Crack the Backend

Problem Statement

Given a 2D board of characters and a string word, return true if word exists in the grid. The word can be constructed from letters of adjacent cells (horizontal or vertical; not diagonal), where each cell is used at most once. Same letter cell may not be used more than once.

We try every cell (i, j) as the starting position. From there we DFS: at each step we must match word[index] with board[r][c]; we mark the cell as visited, recurse on 4 neighbors, then unmark (backtrack) so other paths can use it.

Key Observations

Backtracking: For each starting cell (i, j), DFS with (r, c, index): if index == word.length() we've matched the whole word — return true. If (r, c) is out of bounds or board[r][c] != word.charAt(index), return false. Mark board[r][c] as visited (e.g. temporarily change to a non-letter); recurse on 4 neighbors with index+1; unmark (restore the character). Return true if any recursion returns true.
We must restore the cell after recursion so that a different path (from another start or branch) can use it.

Approach

High-level: For each (i, j), run DFS(i, j, 0). In DFS(r, c, index): if index == word.length return true; if out of bounds or board[r][c] != word[index] return false; mark board[r][c]; for each of 4 neighbors if DFS(neighbor, index+1) return true; unmark; return false.

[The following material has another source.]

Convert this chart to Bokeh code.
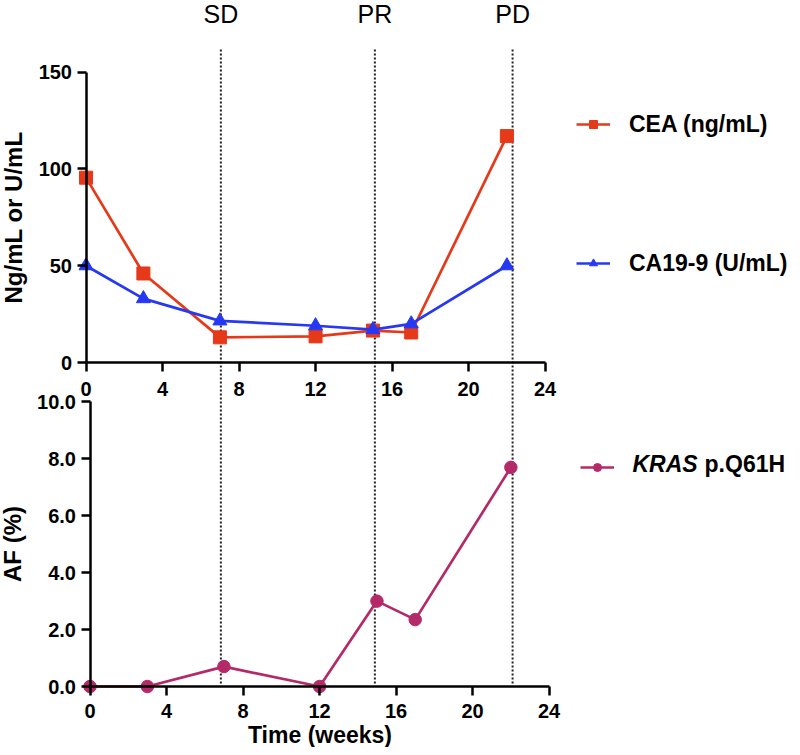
from bokeh.plotting import figure
from bokeh.models import (Range1d, LinearAxis, FixedTicker, Legend, LegendItem,
                          Label, NumeralTickFormatter)
from bokeh.core.properties import value
from bokeh.embed import file_html
from bokeh.resources import INLINE

# ---------------- data ----------------
weeks = [0, 3, 7, 12, 15, 17, 22]
cea = [95.5, 46.0, 13.0, 13.5, 16.5, 15.5, 117.0]
ca199 = [50.0, 33.0, 21.5, 19.0, 17.0, 20.0, 50.0]
kras_af = [0.0, 0.0, 0.7, 0.0, 3.0, 2.35, 7.7]
event_weeks = [7.05, 15.1, 22.3]
event_labels = ["SD", "PR", "PD"]
x_ticks = [0, 4, 8, 12, 16, 20, 24]
top_y_ticks = [0, 50, 100, 150]
bottom_y_ticks = [0, 2, 4, 6, 8, 10]

# ---------------- layout (pixels, from top-left) ----------------
W, H = 792, 747
FONT = "Liberation Sans"
RED, BLUE, MAG = "#e5391a", "#2638f2", "#b42a68"

x_scale = 19.13                 # px per week
top_x0, bot_x0 = 85.5, 89.5     # pixel of week 0 in each panel
top_y0, top_y150 = 362.0, 71.7  # top panel: pixel of 0 and 150
bot_y0, bot_y10 = 686.0, 401.4  # bottom panel: pixel of 0 and 10
ty = (top_y0 - top_y150) / 150.0
by = (bot_y0 - bot_y10) / 10.0

x_bot = Range1d(-bot_x0 / x_scale, (W - bot_x0) / x_scale)
x_top = Range1d(-top_x0 / x_scale, (W - top_x0) / x_scale)
y_bot = Range1d(-(H - bot_y0) / by, bot_y0 / by)
y_top = Range1d(-(H - top_y0) / ty, top_y0 / ty)

p = figure(width=W, height=H, x_range=x_bot, y_range=y_bot,
           x_axis_type=None, y_axis_type=None, toolbar_location=None,
           output_backend="svg", min_border=0, outline_line_color=None)
p.extra_x_ranges = {"xtop": x_top}
p.extra_y_ranges = {"ytop": y_top}
p.xgrid.visible = False
p.ygrid.visible = False


def style(ax):
    ax.axis_line_width = 2.5
    ax.axis_line_color = "black"
    ax.major_tick_line_width = 2.5
    ax.major_tick_line_color = "black"
    ax.major_tick_out = 9
    ax.major_tick_in = 0
    ax.minor_tick_line_color = None
    ax.major_label_text_font = FONT
    ax.major_label_text_font_style = "bold"
    ax.major_label_text_font_size = "20px"
    ax.major_label_text_color = "black"
    ax.major_label_standoff = 5
    ax.axis_label_text_font = FONT
    ax.axis_label_text_font_style = "bold"
    ax.axis_label_text_font_size = "24px"
    ax.axis_label_text_color = "black"
    ax.axis_label_standoff = 9


# top panel axes
ax_ty = LinearAxis(x_range_name="xtop", y_range_name="ytop", fixed_location=0,
                   bounds=(0, 150), ticker=FixedTicker(ticks=top_y_ticks, minor_ticks=[]),
                   axis_label="Ng/mL or U/mL")
style(ax_ty)
p.add_layout(ax_ty, "left")

ax_tx = LinearAxis(x_range_name="xtop", y_range_name="ytop", fixed_location=0,
                   bounds=(0, 24), ticker=FixedTicker(ticks=x_ticks, minor_ticks=[]))
style(ax_tx)
ax_tx.major_label_standoff = 10
p.add_layout(ax_tx, "below")

# bottom panel axes
ax_by = LinearAxis(fixed_location=0, bounds=(0, 10),
                   ticker=FixedTicker(ticks=bottom_y_ticks, minor_ticks=[]),
                   formatter=NumeralTickFormatter(format="0.0"),
                   axis_label="AF (%)")
style(ax_by)
p.add_layout(ax_by, "left")

ax_bx = LinearAxis(fixed_location=0, bounds=(0, 24),
                   ticker=FixedTicker(ticks=x_ticks, minor_ticks=[]),
                   axis_label="Time (weeks)")
style(ax_bx)
ax_bx.major_label_standoff = 8
ax_bx.axis_label_standoff = 1
ax_bx.axis_label_text_font_size = "23px"
p.add_layout(ax_bx, "below")

# event lines and labels
line_top_px, line_bot_px = 49.0, 683.0
p.segment(x0=event_weeks, x1=event_weeks,
          y0=[(bot_y0 - line_bot_px) / by] * len(event_weeks),
          y1=[(bot_y0 - line_top_px) / by] * len(event_weeks),
          x_range_name="xtop", line_color="#222222", line_width=2,
          line_dash="2 2")
p.text(x=event_weeks, y=[(bot_y0 - 13.5) / by] * len(event_weeks), text=event_labels,
       x_range_name="xtop", text_align="center", text_baseline="middle",
       text_font=value(FONT), text_font_size="25px", text_color="black")

# series
cea_l = p.line(weeks, cea, x_range_name="xtop", y_range_name="ytop",
               line_color=RED, line_width=2.7)
cea_m = p.scatter(weeks, cea, x_range_name="xtop", y_range_name="ytop",
                  marker="square", size=13, fill_color=RED, line_color=RED)
ca_l = p.line(weeks, ca199, x_range_name="xtop", y_range_name="ytop",
              line_color=BLUE, line_width=2.7)
ca_m = p.scatter(weeks, ca199, x_range_name="xtop", y_range_name="ytop",
                 marker="triangle", size=14, fill_color=BLUE, line_color=BLUE)
kr_l = p.line(weeks, kras_af, line_color=MAG, line_width=2.7)
kr_m = p.scatter(weeks, kras_af, marker="circle", size=12.5,
                 fill_color=MAG, line_color=MAG)

LEG_FS = 23
HALF = 13.5


def make_legend(label, renderers, loc):
    lg = Legend(items=[LegendItem(label=label, renderers=renderers)],
                location=loc, border_line_color=None, background_fill_alpha=0,
                padding=0, margin=0, spacing=0, glyph_width=34, glyph_height=20,
                label_standoff=19, label_height=20,
                label_text_font=FONT, label_text_font_style="bold",
                label_text_font_size=f"{LEG_FS}px", label_text_color="black")
    p.add_layout(lg)
    return lg


make_legend("CEA (ng/mL)", [cea_l, cea_m], (576, H - 124 - HALF))
make_legend("CA19-9 (U/mL)", [ca_l, ca_m], (576, H - 263 - HALF))
make_legend(" ", [kr_l, kr_m], (580, H - 463 - HALF))

kras_y = H - 463
p.add_layout(Label(x=632, y=kras_y, x_units="screen", y_units="screen", text="KRAS",
                   text_font=FONT, text_font_style="bold italic",
                   text_font_size=f"{LEG_FS}px",
                   text_baseline="middle", text_color="black"))
p.add_layout(Label(x=632 + 2.833 * LEG_FS + 0.3 * LEG_FS, y=kras_y,
                   x_units="screen", y_units="screen", text="p.Q61H",
                   text_font=FONT, text_font_style="bold",
                   text_font_size=f"{LEG_FS}px",
                   text_baseline="middle", text_color="black"))

open("out.html", "w").write(file_html(p, INLINE))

Steps: Double loop (i,j). In DFS: if index==len return true. If invalid cell or char mismatch return false. Save board[r][c], set to '#' (or use visited set). Recurse 4 dirs. Restore board[r][c]. Return true if any recurse true.

Implementation

Java

public boolean exist(char[][] board, String word) {

    for (int i = 0; i < board.length; i++)
    for (int j = 0; j < board[0].length; j++)
    if (dfs(board, word, i, j, 0)) {
        return true;
    }

    return false;
}

boolean dfs(char[][] b, String w, int i, int j, int idx) {

    if (idx == w.length()) {
        return true;
    }

    if (i<0||i>=b.length||j<0||j>=b[0].length||b[i][j]!=w.charAt(idx)) {
        return false;
    }

    char t = b[i][j]; b[i][j] = '#';
    boolean found = dfs(b,w,i+1,j,idx+1)||dfs(b,w,i-1,j,idx+1)||dfs(b,w,i,j+1,idx+1)||dfs(b,w,i,j-1,idx+1);
    b[i][j] = t;
    return found;
}

Test Cases

Example 1

Input

board = [["A","B","C","E"],["S","F","C","S"],["A","D","E","E"]], word = "ABCCED"

Expected

true

Explanation

Path exists.

Complexity Analysis

Time: O(mn4^len).
Space: O(len).

Follow-ups

Word Search II: multiple words; use trie.